Records with drawing code
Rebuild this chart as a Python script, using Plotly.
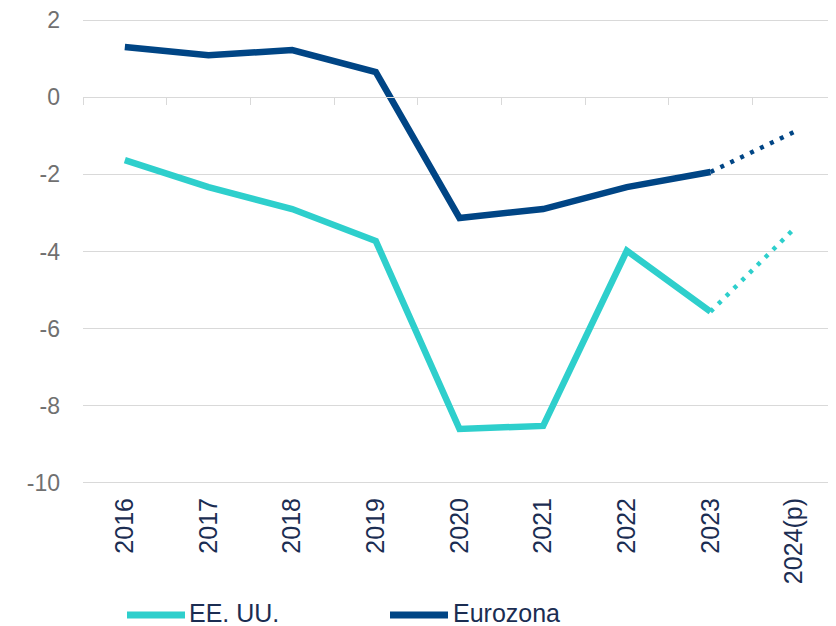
import plotly.graph_objects as go

categories = ["2016", "2017", "2018", "2019", "2020", "2021", "2022", "2023", "2024(p)"]
eeuu = [-1.63, -2.33, -2.9, -3.73, -8.6, -8.52, -3.98, -5.56, -3.41]
eurozona = [1.3, 1.09, 1.22, 0.65, -3.13, -2.9, -2.33, -1.94, -0.9]
y_ticks = [2, 0, -2, -4, -6, -8, -10]
y_ticktext = [str(v) for v in y_ticks]
series_names = ["EE. UU.", "Eurozona"]
n_actual = 8

c_us = "#2ECFCC"
c_ez = "#004585"
grid = "#D9D9D9"
text_navy = "#1B2D52"

# the page body adds an 8px offset; compensate
OFF = 8
W, H = 836, 626
L, R, T, B = 75, 8, 10, 149
PW, PH = W - L - R, H - T - B
# small padding so the gridlines at 2 and -10 are not clipped at the range ends
y_pad = 0.052
y_range = [-10 - y_pad, 2 + y_pad]


def px_x(px):
    return (px - OFF - L) / PW


def px_y(py):
    return (H - B - (py - OFF)) / PH


fig = go.Figure()
fig.add_trace(go.Scatter(x=categories[:n_actual], y=eeuu[:n_actual], mode="lines",
                         name=series_names[0], line=dict(color=c_us, width=6.5)))
fig.add_trace(go.Scatter(x=categories[:n_actual], y=eurozona[:n_actual], mode="lines",
                         name=series_names[1], line=dict(color=c_ez, width=6.5)))
fig.add_trace(go.Scatter(x=categories[n_actual - 1:], y=eeuu[n_actual - 1:], mode="lines",
                         showlegend=False, line=dict(color=c_us, width=4.5, dash="4px,7px")))
fig.add_trace(go.Scatter(x=categories[n_actual - 1:], y=eurozona[n_actual - 1:], mode="lines",
                         showlegend=False, line=dict(color=c_ez, width=4.5, dash="4px,7px")))
# hidden trace for zero-line category axis
fig.add_trace(go.Scatter(x=categories, y=[None] * len(categories), xaxis="x2",
                         showlegend=False, hoverinfo="skip", mode="lines"))

# manual legend (long line symbols like the reference)
legend_items = [(series_names[0], c_us, 127, 185, 188), (series_names[1], c_ez, 390, 448, 452)]
for name, col, x0, x1, xt in legend_items:
    fig.add_shape(type="line", xref="paper", yref="paper",
                  x0=px_x(x0), x1=px_x(x1), y0=px_y(615), y1=px_y(615),
                  line=dict(color=col, width=7))
    fig.add_annotation(text=name, xref="paper", yref="paper", x=px_x(xt), y=px_y(613),
                       xanchor="left", yanchor="middle", showarrow=False, borderpad=0,
                       font=dict(size=25, color=text_navy))

xr = [-0.5, len(categories) - 0.5]
zero_pos = (0 - y_range[0]) / (y_range[1] - y_range[0])
fig.update_layout(
    width=W, height=H,
    margin=dict(l=L, r=R, t=T, b=B),
    plot_bgcolor="white", paper_bgcolor="white",
    font=dict(family="Liberation Sans, Arial, sans-serif"),
    showlegend=False,
    xaxis=dict(type="category", categoryorder="array", categoryarray=categories,
               range=xr, tickangle=-90, showgrid=False, ticks="", showline=False,
               automargin=False, ticklabeloverflow="allow",
               tickfont=dict(size=25, color=text_navy), ticklabelstandoff=7),
    xaxis2=dict(type="category", categoryorder="array", categoryarray=categories,
                range=xr, overlaying="x", anchor="free", position=zero_pos, side="bottom",
                showticklabels=False, ticks="outside", ticklen=7, tickcolor=grid,
                tickwidth=1, tickson="boundaries", showline=True, linecolor=grid,
                linewidth=1, showgrid=False, automargin=False),
    yaxis=dict(range=y_range, tickvals=y_ticks, ticktext=y_ticktext, showgrid=True,
               gridcolor=grid, gridwidth=1, zeroline=False, showline=False, ticks="",
               automargin=False, ticklabeloverflow="allow",
               tickfont=dict(size=23, color="#707070"), ticklabelstandoff=22),
)

fig.write_html("out.html")
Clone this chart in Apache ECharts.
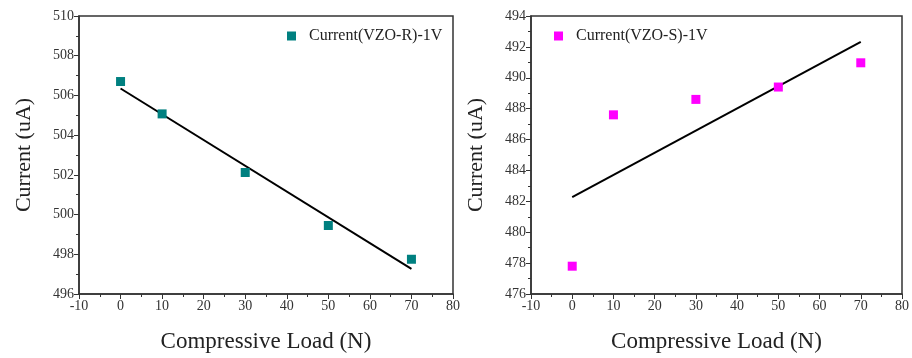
<!DOCTYPE html>
<html><head><meta charset="utf-8">
<script src="https://cdn.jsdelivr.net/npm/echarts@6/dist/echarts.min.js"></script>
<style>html,body{margin:0;padding:0;background:#fff}#c{width:912px;height:358px}</style>
</head><body><div id="c"></div>
<script>
const loads = [0, 10, 30, 50, 70];
const currentR = [506.7, 505.07, 502.12, 499.45, 497.75];
const currentS = [477.8, 487.6, 488.6, 489.4, 490.97];
const fitR = [[0, 506.35], [70, 497.27]];
const fitS = [[0, 482.27], [70, 492.32]];
const nameR = 'Current(VZO-R)-1V';
const nameS = 'Current(VZO-S)-1V';
const xTitle = 'Compressive Load (N)';
const yTitle = 'Current (uA)';

const font = 'Liberation Serif';
const axisCol = '#333';
function xAx(gi) {
  return {
    type: 'value', gridIndex: gi, min: -10, max: 80, interval: 10,
    name: xTitle, nameLocation: 'middle', nameGap: 36,
    nameTextStyle: { fontFamily: font, fontSize: 23, color: '#222' },
    axisLine: { onZero: false, lineStyle: { color: axisCol, width: 1.5 } },
    axisTick: { show: true, inside: false, length: 5, lineStyle: { color: axisCol } },
    minorTick: { show: true, splitNumber: 2, length: 3, lineStyle: { color: axisCol } },
    axisLabel: { fontFamily: font, fontSize: 14, color: '#333', margin: 5 },
    splitLine: { show: false }
  };
}
function yAx(gi, mn, mx) {
  return {
    type: 'value', gridIndex: gi, min: mn, max: mx, interval: 2,
    name: yTitle, nameLocation: 'middle', nameGap: 44,
    nameTextStyle: { fontFamily: font, fontSize: 22, color: '#222' },
    axisLine: { onZero: false, lineStyle: { color: axisCol, width: 1.5 } },
    axisTick: { show: true, inside: false, length: 5, lineStyle: { color: axisCol } },
    minorTick: { show: true, splitNumber: 2, length: 3, lineStyle: { color: axisCol } },
    axisLabel: { fontFamily: font, fontSize: 14, color: '#333', margin: 5 },
    splitLine: { show: false }
  };
}
const chart = echarts.init(document.getElementById('c'), null, { renderer: 'canvas' });
chart.setOption({
  animation: false,
  backgroundColor: '#fff',
  grid: [
    { left: 79, right: 459, top: 16, bottom: 62, show: true, borderColor: axisCol, borderWidth: 1.5, backgroundColor: 'transparent' },
    { left: 531, right: 8, top: 16, bottom: 63, show: true, borderColor: axisCol, borderWidth: 1.5, backgroundColor: 'transparent' }
  ],
  legend: [
    { data: [nameR], left: 282, top: 23, icon: 'rect', itemWidth: 9, itemHeight: 9, itemGap: 5,
      textStyle: { fontFamily: font, fontSize: 16, color: '#222', padding: [0, 0, 0, 8] } },
    { data: [nameS], left: 549, top: 23, icon: 'rect', itemWidth: 9, itemHeight: 9, itemGap: 5,
      textStyle: { fontFamily: font, fontSize: 16, color: '#222', padding: [0, 0, 0, 8] } }
  ],
  xAxis: [xAx(0), xAx(1)],
  yAxis: [yAx(0, 496, 510), yAx(1, 476, 494)],
  series: [
    { name: nameR, type: 'scatter', xAxisIndex: 0, yAxisIndex: 0, symbol: 'rect', symbolSize: 9,
      itemStyle: { color: '#008080', opacity: 1 }, data: loads.map((x, i) => [x, currentR[i]]) },
    { name: nameS, type: 'scatter', xAxisIndex: 1, yAxisIndex: 1, symbol: 'rect', symbolSize: 9,
      itemStyle: { color: '#ff00ff', opacity: 1 }, data: loads.map((x, i) => [x, currentS[i]]) },
    { name: 'fitR', type: 'line', xAxisIndex: 0, yAxisIndex: 0, showSymbol: false, symbol: 'none',
      lineStyle: { color: '#000', width: 2 }, data: fitR, z: 1 },
    { name: 'fitS', type: 'line', xAxisIndex: 1, yAxisIndex: 1, showSymbol: false, symbol: 'none',
      lineStyle: { color: '#000', width: 2 }, data: fitS, z: 1 }
  ]
});
</script></body></html>
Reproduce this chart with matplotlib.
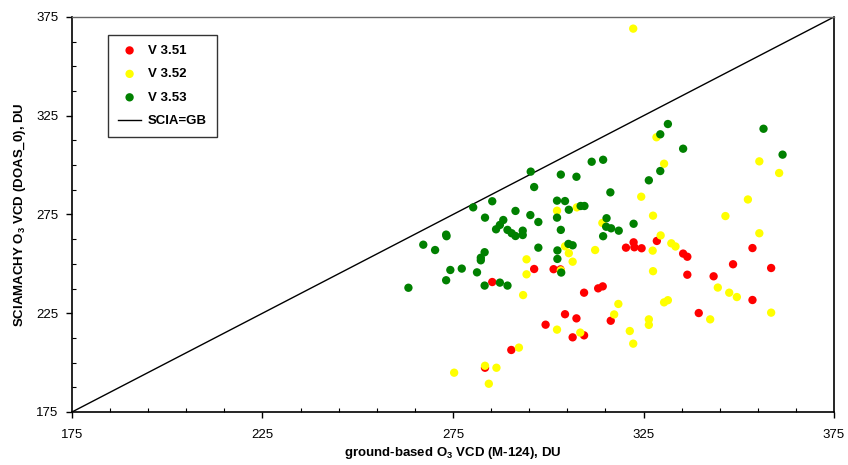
import matplotlib
matplotlib.use('Agg')
import matplotlib.pyplot as plt
import numpy as np

plt.rcParams['font.family'] = ['Liberation Sans', 'DejaVu Sans']
plt.rcParams['mathtext.fontset'] = 'custom'
plt.rcParams['mathtext.rm'] = 'Liberation Sans:bold'
plt.rcParams['mathtext.default'] = 'rm'

# ground-based (x) vs SCIAMACHY (y) ozone columns, DU
v351_gb = [285.3, 296.3, 301.4, 303.2, 309.4, 313.1, 314.3, 320.4, 322.4, 322.6,
           324.5, 328.5, 335.4, 336.5, 353.6, 348.5, 358.5, 336.5, 343.4, 353.6,
           339.5, 316.4, 304.4, 307.4, 299.3, 309.4, 306.4, 290.3, 283.4]
v351_scia = [240.8, 247.4, 247.3, 247.2, 235.4, 237.6, 238.6, 258.2, 260.9, 258.4,
             257.9, 261.6, 255.2, 253.6, 258.0, 249.8, 247.9, 244.5, 243.7, 231.7,
             225.1, 221.2, 224.5, 222.4, 219.2, 213.8, 212.8, 206.4, 197.4]

v352_gb = [322.3, 328.4, 330.4, 355.4, 360.6, 324.4, 352.4, 302.3, 307.5, 327.5,
           346.5, 314.2, 329.5, 355.4, 332.3, 333.4, 327.4, 312.3, 304.4, 305.4,
           306.4, 294.3, 294.3, 303.3, 327.5, 293.4, 331.4, 330.4, 344.5, 347.5,
           349.5, 358.5, 342.5, 318.4, 317.3, 326.4, 326.4, 321.4, 322.3, 302.3,
           308.4, 292.3, 283.4, 286.4, 275.3, 284.4]
v352_scia = [369.1, 314.1, 300.7, 301.9, 296.0, 284.0, 282.6, 276.9, 278.6, 274.4,
             274.2, 270.7, 264.4, 265.5, 260.4, 258.8, 256.7, 257.0, 258.9, 255.4,
             251.1, 252.3, 244.7, 246.7, 246.3, 234.2, 231.6, 230.5, 238.0, 235.4,
             233.2, 225.3, 221.9, 229.7, 224.4, 221.9, 219.1, 216.0, 209.6, 216.7,
             215.2, 207.6, 198.4, 197.4, 194.9, 189.3]

v353_gb = [331.4, 329.4, 335.4, 356.5, 361.5, 311.4, 314.4, 329.4, 303.3, 307.4,
           326.4, 316.3, 302.3, 304.4, 305.4, 308.5, 309.5, 302.3, 315.3, 315.2,
           316.5, 318.5, 322.4, 314.4, 303.3, 305.3, 306.4, 302.4, 302.4, 303.4,
           295.4, 296.3, 285.3, 280.3, 283.4, 291.4, 288.2, 287.3, 286.3, 289.3,
           290.4, 291.4, 293.3, 293.3, 295.3, 297.4, 273.2, 273.3, 267.2, 270.3,
           297.4, 283.3, 282.3, 282.3, 274.3, 277.3, 281.3, 273.2, 283.3, 287.3,
           289.3, 263.3]
v353_scia = [320.8, 315.6, 308.3, 318.4, 305.3, 301.7, 302.7, 297.0, 295.2, 294.1,
             292.3, 286.2, 282.0, 281.8, 277.4, 279.3, 279.3, 273.4, 273.1, 268.8,
             268.0, 266.8, 270.3, 264.0, 267.2, 260.1, 259.4, 256.8, 252.5, 245.6,
             296.7, 288.9, 281.7, 278.6, 273.4, 276.8, 272.2, 269.7, 267.5, 267.2,
             265.5, 264.1, 266.8, 264.6, 274.7, 271.2, 264.8, 264.0, 259.7, 257.0,
             258.2, 255.9, 253.1, 251.8, 246.9, 247.6, 245.7, 241.7, 239.0, 240.5,
             239.0, 237.9]

lo, hi = 175, 375

fig = plt.figure(figsize=(8.48, 4.65), dpi=100)
ax = fig.add_axes([0.0849, 0.114, 0.8986, 0.8495])

ms = 36
ax.scatter(v351_gb, v351_scia, s=ms, c='#FF0000', edgecolors='none', label='V 3.51', zorder=3)
ax.scatter(v352_gb, v352_scia, s=ms, c='#FFFF00', edgecolors='none', label='V 3.52', zorder=3)
ax.scatter(v353_gb, v353_scia, s=ms, c='#008000', edgecolors='none', label='V 3.53', zorder=3)
ax.plot([lo, hi], [lo, hi], color='black', lw=1, label='SCIA=GB', zorder=2)

ax.set_xlim(lo, hi)
ax.set_ylim(lo, hi)
ax.set_xticks(np.arange(lo, hi + 1, 50))
ax.set_xticks(np.arange(lo, hi + 1, 10), minor=True)
ax.set_yticks(np.arange(lo, hi + 1, 50))
ax.set_yticks(np.arange(lo, hi + 1, 12.5), minor=True)
ax.tick_params(which='major', direction='out', length=4, width=1, labelsize=9.5)
ax.tick_params(which='minor', direction='in', length=3, width=0.8)
ax.tick_params(axis='x', pad=8)
ax.tick_params(axis='y', pad=6)

for side in ['left', 'bottom', 'right']:
    ax.spines[side].set_linewidth(1.2)
    ax.spines[side].set_color('black')
ax.spines['top'].set_color('#666666')
ax.spines['top'].set_linewidth(1)

ax.set_xlabel(r'ground-based O$_3$ VCD (M-124), DU', fontsize=9.5, fontweight='bold', labelpad=3)
ax.set_ylabel(r'SCIAMACHY O$_3$ VCD (DOAS_0), DU', fontsize=9.5, fontweight='bold', labelpad=6)

leg = ax.legend(loc='upper left', bbox_to_anchor=(0.047, 0.955), frameon=True, fancybox=False,
                edgecolor='black', prop={'weight': 'bold', 'size': 9.5}, handlelength=1.8,
                handletextpad=0.5, labelspacing=0.85, borderpad=0.75, borderaxespad=0,
                scatterpoints=1)
leg.get_frame().set_linewidth(1)

fig.savefig('out.png', dpi=100)
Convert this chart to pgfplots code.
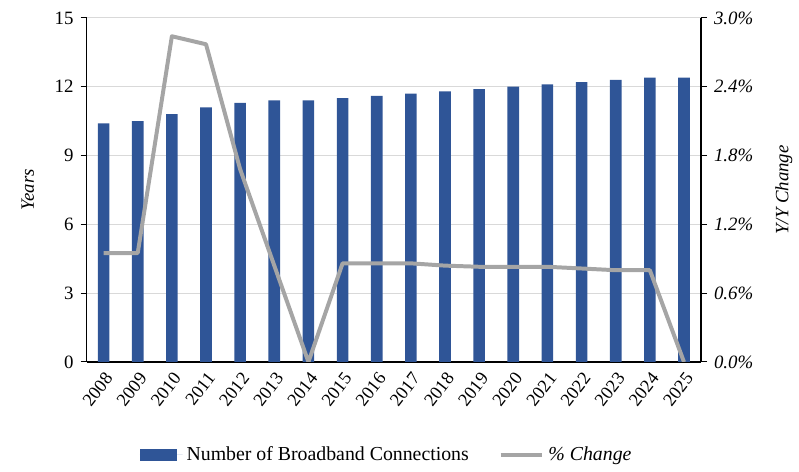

YOUR INSTRUCTIONS:
Above are some entries; copy exactly the lines from the line with "Clone this chart in Apache ECharts." through the line with "const yTitle = 'Current (uA)';", both included, but none of the pictures.

THE OUTPUT:
Clone this chart in Apache ECharts.
<!DOCTYPE html>
<html><head><meta charset="utf-8">
<script src="https://cdn.jsdelivr.net/npm/echarts@6/dist/echarts.min.js"></script>
<style>html,body{margin:0;padding:0;background:#fff}#c{width:912px;height:358px}</style>
</head><body><div id="c"></div>
<script>
const loads = [0, 10, 30, 50, 70];
const currentR = [506.7, 505.07, 502.12, 499.45, 497.75];
const currentS = [477.8, 487.6, 488.6, 489.4, 490.97];
const fitR = [[0, 506.35], [70, 497.27]];
const fitS = [[0, 482.27], [70, 492.32]];
const nameR = 'Current(VZO-R)-1V';
const nameS = 'Current(VZO-S)-1V';
const xTitle = 'Compressive Load (N)';
const yTitle = 'Current (uA)';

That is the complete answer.